COMMENTARY: Real Questions, Real Answers

c. 2000 Religion News Service (Tom Ehrich is a writer and computer consultant, managing large-scale database implementations. An Episcopal priest, he lives in Durham, N.C.) (UNDATED) Riding home from the airport Sunday, my 9-year-old son fired questions at me. Could we go to a college soccer game tomorrow? Could we watch a movie? Could we […]

c. 2000 Religion News Service

(Tom Ehrich is a writer and computer consultant, managing large-scale database implementations. An Episcopal priest, he lives in Durham, N.C.)

(UNDATED) Riding home from the airport Sunday, my 9-year-old son fired questions at me.


Could we go to a college soccer game tomorrow? Could we watch a movie? Could we go out to breakfast, just the two of us? Would I like to see his drawing? Will I be at his soccer game?

If I had any doubt where these questions originated, he spelled it out for me.

With a sigh, he noted that his brothers have gone to college, and now I travel on business. “I feel like I have lost my two brothers,” he said, “and now I feel like I have lost my father.”

I knew his perception of a family lost was more for effect than from actual Angst. I knew he would be out the door the minute a friend called.

But I needed to hear the question within the questions. Do I still love him? Does he still matter? Is the family being broken up?

I assured him my three weeks in Italy were just business travel, that he is as important to me as ever, and that our family is strong. I gave him that assurance, not so much by giving him a direct answer to a question he was not aware of asking, but by taking his questions seriously and by knowing that the proof would be follow-through.

The next day, we did go to a college soccer game. He left us the minute he saw some friends. But he did so in confidence, not in despair.

People asked many questions of Jesus. A few have been passed on to us in the Gospels. Those asked by common people were usually about the central agonies of life, such as illness, death, identity and sin. Those asked by officialdom were about rules and hierarchies, and often were designed to trap Jesus.


Jesus rarely answered a question with a simple yes or no. He taught in parables, not doctrines. He heard the heart’s cry, not the legalist’s need for definition.

One day, to test him, the Pharisees asked Jesus, “Is it lawful for a man to divorce his wife?” Would Jesus stray from ancient precepts that gave men control over women, that treated women as disposable property? Would Jesus affirm ancient attitudes that we see expressed today in the chador of Islam?

His answer began in ambiguity. Moses gave the ancient divorce laws, he said, because of people’s “hardness of heart.” God’s desire, he said, is the joining of two lives in something new. If God created the union, we should honor it.

But that wasn’t enough for the legalists who took charge of transmitting oral tradition to us in the written Gospels. They wanted a simple yes or no. They went on to quote Jesus as condemning divorce as a prelude to adultery.

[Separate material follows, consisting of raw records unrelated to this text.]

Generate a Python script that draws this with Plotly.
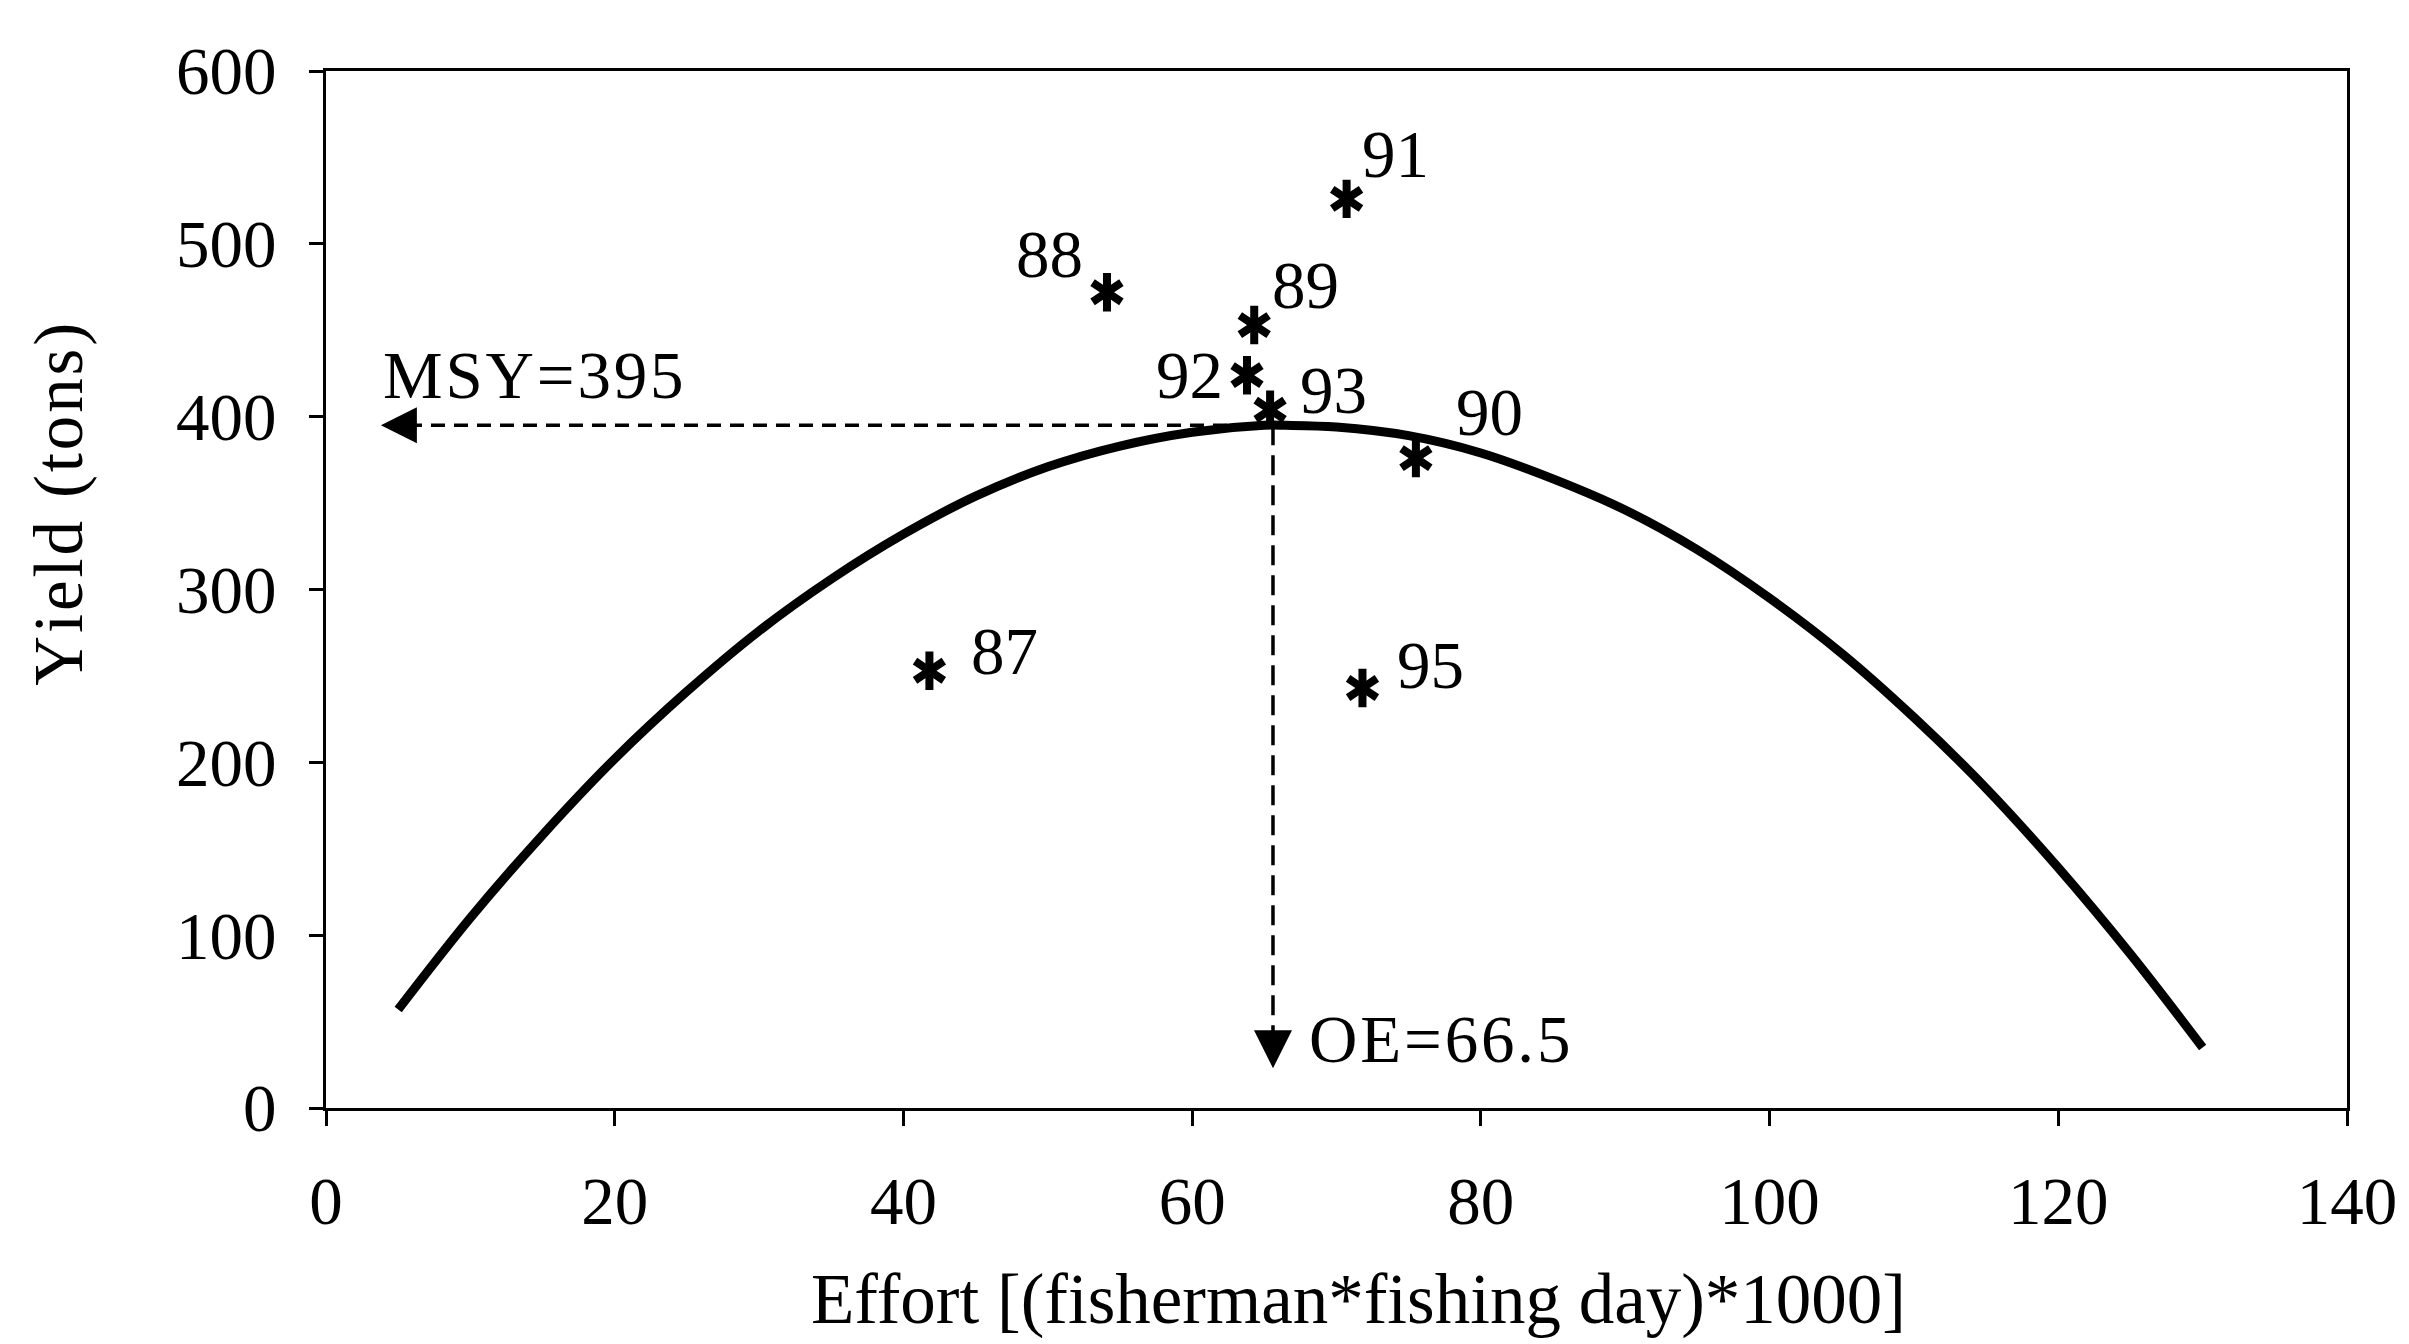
import plotly.graph_objects as go

# ---- data ----
curve_effort = [5, 10, 15, 20, 25, 30, 35, 40, 45, 50, 55, 60, 65, 66.5, 70, 75, 80, 85, 90, 95, 100, 105, 110, 115, 120, 125, 130]
curve_yield = [57, 110, 158, 202, 241, 276, 306, 332, 354, 371, 383, 391, 395, 395, 394, 389, 379, 364, 346, 323, 295, 263, 226, 185, 139, 89, 35]

years = ["87", "88", "89", "91", "92", "93", "90", "95"]
obs_effort = [41.8, 54.1, 64.3, 70.7, 63.8, 65.4, 75.5, 71.8]
obs_yield = [253, 472, 453, 526, 424, 404, 376, 243]

msy = 395
oe = 65.6
msy_arrow_tip_x = 3.8
oe_arrow_tip_y = 23

x_ticks = [0, 20, 40, 60, 80, 100, 120, 140]
y_ticks = [0, 100, 200, 300, 400, 500, 600]

msy_text = "MSY=395"
oe_text = "OE=66.5"
y_title = "Yield (tons)"
x_title = "Effort [(fisherman*fishing day)*1000]"

# ---- styles ----
FONT = "Liberation Serif"
FS = 67
GAP = '<span style="font-size:34px">\u200a</span>'
label_dx = [75, -57, 51, 49, -58, 63, 74, 68]
label_dy = [20, 38, 40, 45, 0, 20, 46, 23]


def spaced(s):
    return GAP.join(list(s))


fig = go.Figure()

fig.add_trace(go.Scatter(x=curve_effort, y=curve_yield, mode="lines",
                         line=dict(color="black", width=9, shape="spline"),
                         hoverinfo="skip", showlegend=False))

# dashed MSY / OE guide lines
fig.add_trace(go.Scatter(x=[oe, msy_arrow_tip_x + 1.5], y=[msy, msy], mode="lines",
                         line=dict(color="black", width=3.5, dash="14px,9px"),
                         showlegend=False))
fig.add_trace(go.Scatter(x=[oe, oe], y=[msy, oe_arrow_tip_y + 10], mode="lines",
                         line=dict(color="black", width=3.5, dash="20px,10px"),
                         showlegend=False))
fig.add_trace(go.Scatter(x=[msy_arrow_tip_x], y=[msy], mode="markers",
                         marker=dict(symbol="arrow-left", size=36, color="black"),
                         showlegend=False))
fig.add_trace(go.Scatter(x=[oe], y=[oe_arrow_tip_y], mode="markers",
                         marker=dict(symbol="arrow-down", size=38, color="black"),
                         showlegend=False))

# six-armed asterisks (two overlaid three-armed marks)
for sym in ["y-up-open", "y-down-open"]:
    fig.add_trace(go.Scatter(x=obs_effort, y=obs_yield, mode="markers",
                             marker=dict(symbol=sym, size=24, color="black",
                                         line=dict(color="black", width=8)),
                             showlegend=False))

annotations = []
for yr, ex, ey, dx, dy in zip(years, obs_effort, obs_yield, label_dx, label_dy):
    annotations.append(dict(x=ex, y=ey, xref="x", yref="y", text=yr, showarrow=False,
                            xshift=dx, yshift=dy, font=dict(family=FONT, size=FS, color="black")))

annotations.append(dict(x=msy_arrow_tip_x, y=msy, xref="x", yref="y", text=spaced(msy_text),
                        showarrow=False, xanchor="left", yanchor="middle", yshift=50,
                        font=dict(family=FONT, size=FS, color="black")))
annotations.append(dict(x=oe, y=oe_arrow_tip_y, xref="x", yref="y", text=spaced(oe_text),
                        showarrow=False, xanchor="left", yanchor="middle", xshift=34, yshift=29,
                        font=dict(family=FONT, size=FS, color="black")))
annotations.append(dict(x=-0.132, y=0.582, xref="paper", yref="paper", text=spaced(y_title),
                        showarrow=False, textangle=-90, xanchor="center", yanchor="middle",
                        font=dict(family=FONT, size=FS + 2, color="black")))
annotations.append(dict(x=0.511, y=-0.185, xref="paper", yref="paper",
                        text=x_title,
                        showarrow=False, xanchor="center", yanchor="middle",
                        font=dict(family=FONT, size=FS + 4, color="black")))

fig.update_layout(
    width=2409, height=1344,
    margin=dict(l=326, r=59, t=71, b=236),
    paper_bgcolor="white", plot_bgcolor="white",
    annotations=annotations,
    showlegend=False,
)
fig.update_xaxes(range=[0, 140], tickvals=x_ticks, ticktext=[str(v) for v in x_ticks],
                 showgrid=False, zeroline=False, showline=True, linecolor="black", linewidth=3,
                 mirror=True, ticks="outside", ticklen=15, tickwidth=3, tickcolor="black",
                 ticklabelstandoff=18, ticklabeloverflow="allow",
                 tickfont=dict(family=FONT, size=FS, color="black"))
fig.update_yaxes(range=[0, 600], tickvals=y_ticks, ticktext=[str(v) for v in y_ticks],
                 showgrid=False, zeroline=False, showline=True, linecolor="black", linewidth=3,
                 mirror=True, ticks="outside", ticklen=14, tickwidth=3, tickcolor="black",
                 ticklabelstandoff=19,
                 tickfont=dict(family=FONT, size=FS, color="black"))

fig.write_html("out.html", config={"displayModeBar": False},
               post_script="document.body.style.margin='0';document.body.style.overflow='hidden';")
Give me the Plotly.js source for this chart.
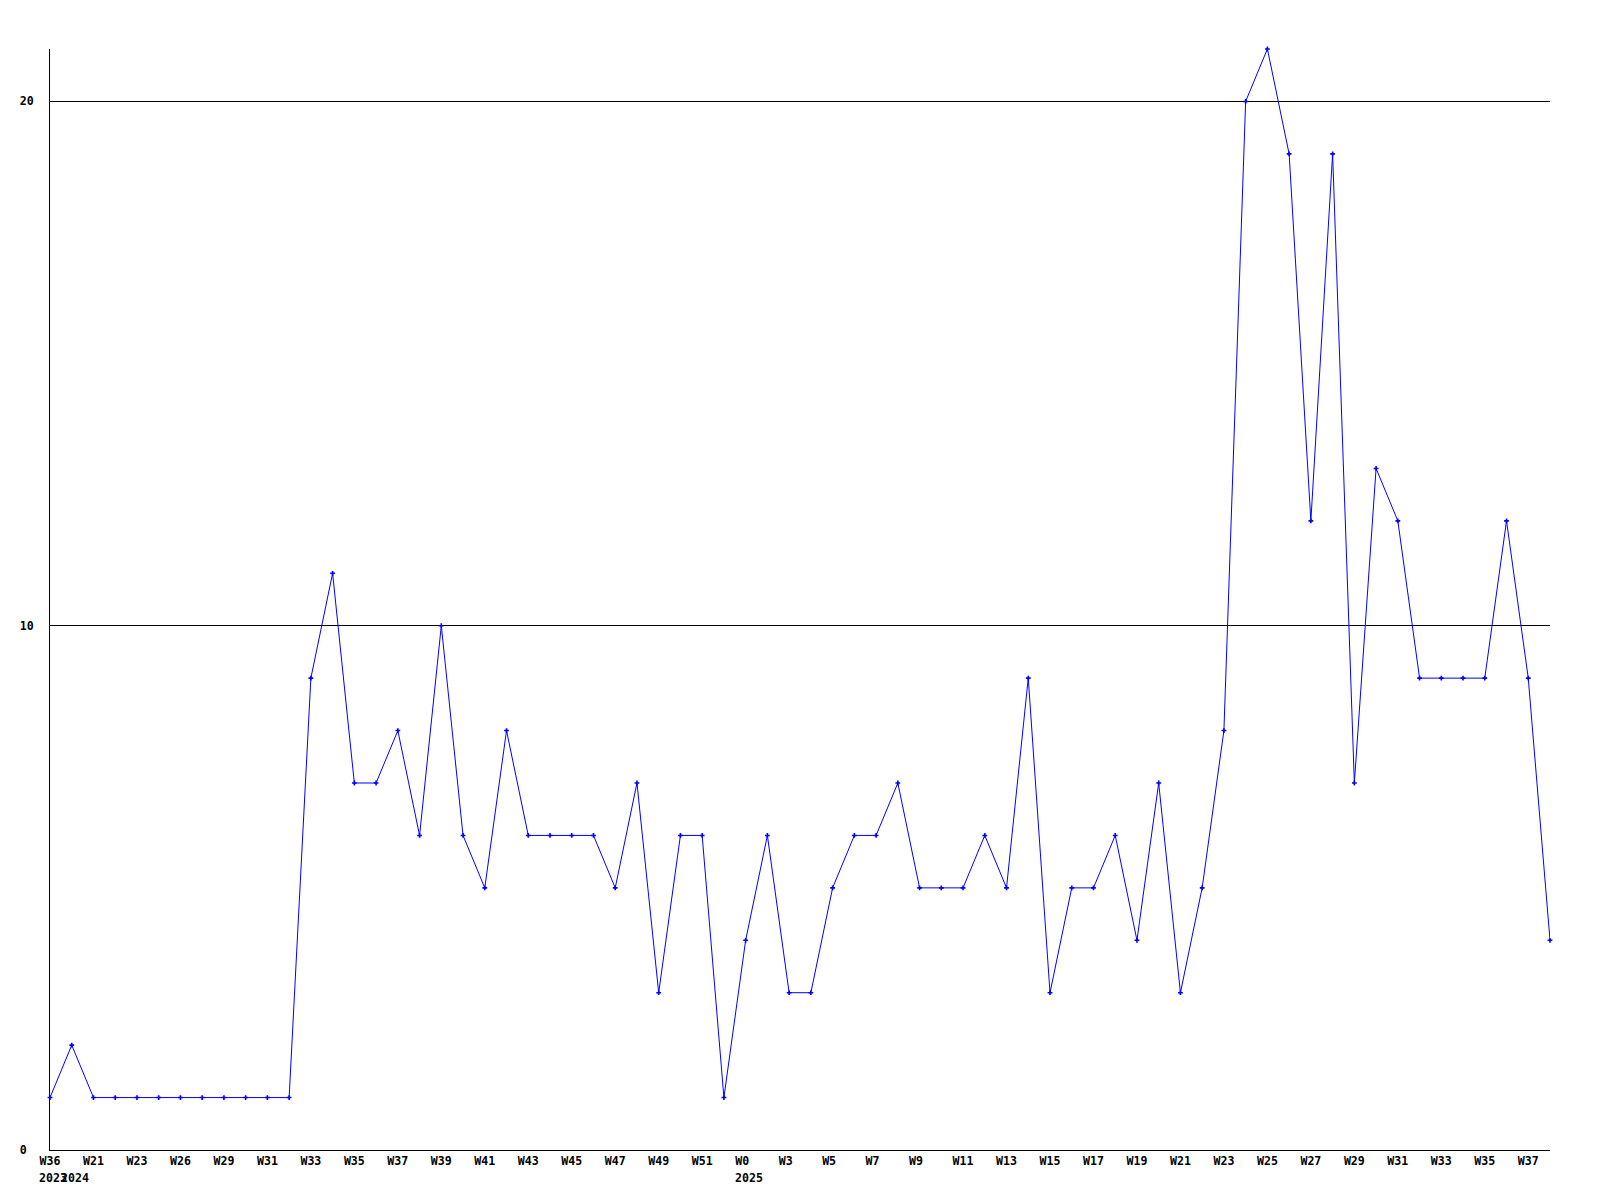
<!DOCTYPE html>
<html><head><meta charset="utf-8">
<script src="https://cdn.plot.ly/plotly-3.0.1.min.js"></script>
<style>html,body{margin:0;padding:0;background:#fff}</style>
</head><body>
<div id="chart" style="width:1600px;height:1200px"></div>
<script>
// Week labels for each data point (one point per week with data)
const weeks = ["W36","W20","W21","W22","W23","W25","W26","W28","W29","W30",
  "W31","W32","W33","W34","W35","W36","W37","W38","W39","W40",
  "W41","W42","W43","W44","W45","W46","W47","W48","W49","W50",
  "W51","W52","W0","W2","W3","W4","W5","W6","W7","W8",
  "W9","W10","W11","W12","W13","W14","W15","W16","W17","W18",
  "W19","W20","W21","W22","W23","W24","W25","W26","W27","W28",
  "W29","W30","W31","W32","W33","W34","W35","W36","W37","W38"];
const years = [2023,
  2024,2024,2024,2024,2024,2024,2024,2024,2024,2024,
  2024,2024,2024,2024,2024,2024,2024,2024,2024,2024,
  2024,2024,2024,2024,2024,2024,2024,2024,2024,2024,
  2024,
  2025,2025,2025,2025,2025,2025,2025,2025,2025,2025,
  2025,2025,2025,2025,2025,2025,2025,2025,2025,2025,
  2025,2025,2025,2025,2025,2025,2025,2025,2025,2025,
  2025,2025,2025,2025,2025,2025,2025,2025];
const counts = [1,2,1,1,1,1,1,1,1,1,1,1,9,11,7,7,8,6,10,6,
  5,8,6,6,6,6,5,7,3,6,6,1,4,6,3,3,5,6,6,7,
  5,5,5,6,5,9,3,5,5,6,4,7,3,5,8,20,21,19,12,19,
  7,13,12,9,9,9,9,12,9,4];
const yTicks = [0,10,20];
const yTickText = ["0\u00a0","10","20"];

const idx = weeks.map((_, i) => i);
const tickvals = idx.filter(i => i % 2 === 0);
const ticktext = tickvals.map(i => (weeks[i] + "\u00a0\u00a0\u00a0").slice(0,3));

const fontFam = "DejaVu Sans Mono";
const annotations = [];
years.forEach((y, i) => {
  if (i === 0 || years[i-1] !== y) {
    annotations.push({
      x: i, xref: 'x', y: 0, yref: 'paper', yanchor: 'top', xanchor: 'left',
      xshift: -13, yshift: -19, showarrow: false, text: String(y),
      font: {family: fontFam, size: 11.6, color: '#000', weight: 'bold'}
    });
  }
});

const trace = {
  x: idx, y: counts, type: 'scatter', mode: 'lines+markers',
  line: {color: '#0000ff', width: 1},
  marker: {color: '#0000ff', symbol: 'cross', size: 4},
  cliponaxis: false, hoverinfo: 'skip'
};

const layout = {
  width: 1600, height: 1200,
  margin: {l: 50, r: 50, t: 49, b: 50},
  paper_bgcolor: '#fff', plot_bgcolor: '#fff',
  showlegend: false,
  xaxis: {
    range: [0, 69], showline: true, linecolor: '#000', linewidth: 1,
    showgrid: false, zeroline: false, ticks: '',
    tickmode: 'array', tickvals: tickvals, ticktext: ticktext,
    tickangle: 0,
    tickfont: {family: fontFam, size: 11.6, color: '#000', weight: 'bold'}
  },
  yaxis: {
    range: [0, 21], showline: true, linecolor: '#000', linewidth: 1,
    showgrid: true, gridcolor: '#000', gridwidth: 1, zeroline: false, ticks: '',
    tickmode: 'array', tickvals: yTicks, ticktext: yTickText,
    ticklabelstandoff: 13,
    tickfont: {family: fontFam, size: 11.6, color: '#000', weight: 'bold'}
  },
  annotations: annotations
};

Plotly.newPlot('chart', [trace], layout, {staticPlot: true, displayModeBar: false});
</script>
</body></html>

Is that the end of it? If you treat Scripture as quotable snippets, each snippet capable of revealing a rule, maybe it is. That certainly is how legalistic believers have seen it, even to this day. Popes, prelates and pastors have done everything possible to throw rules at couples contemplating divorce. King and commoner alike have fallen under this stone of guilt and condemnation.

Did we miss the point? Why would a messiah who answered other questions with parables and ambiguity make an exception with a vexing question like divorce?


I think Jesus knew his questioners. Like rule-makers of all eras, their power came from controlling the setting of rules, not from concern for people. They were hypocrites, whose concern was to trap him and reinforce their control.

What did Jesus actually say about divorce? I doubt that we will ever know. But I know that he tended to hear people’s real questions, to sense their brokenness. I know that most rules meant nothing to him. If Jesus had any heart for condemnation, it was for greed and bigotry, not violation of tribal rules. I know that rules promulgated in Jesus’ name tend to serve the promulgator.

Where does that leave us with divorce? It leaves us on our knees, begging for mercy and discernment. It leaves us listening to difficult heart-questions, not easy yes-or-no questions.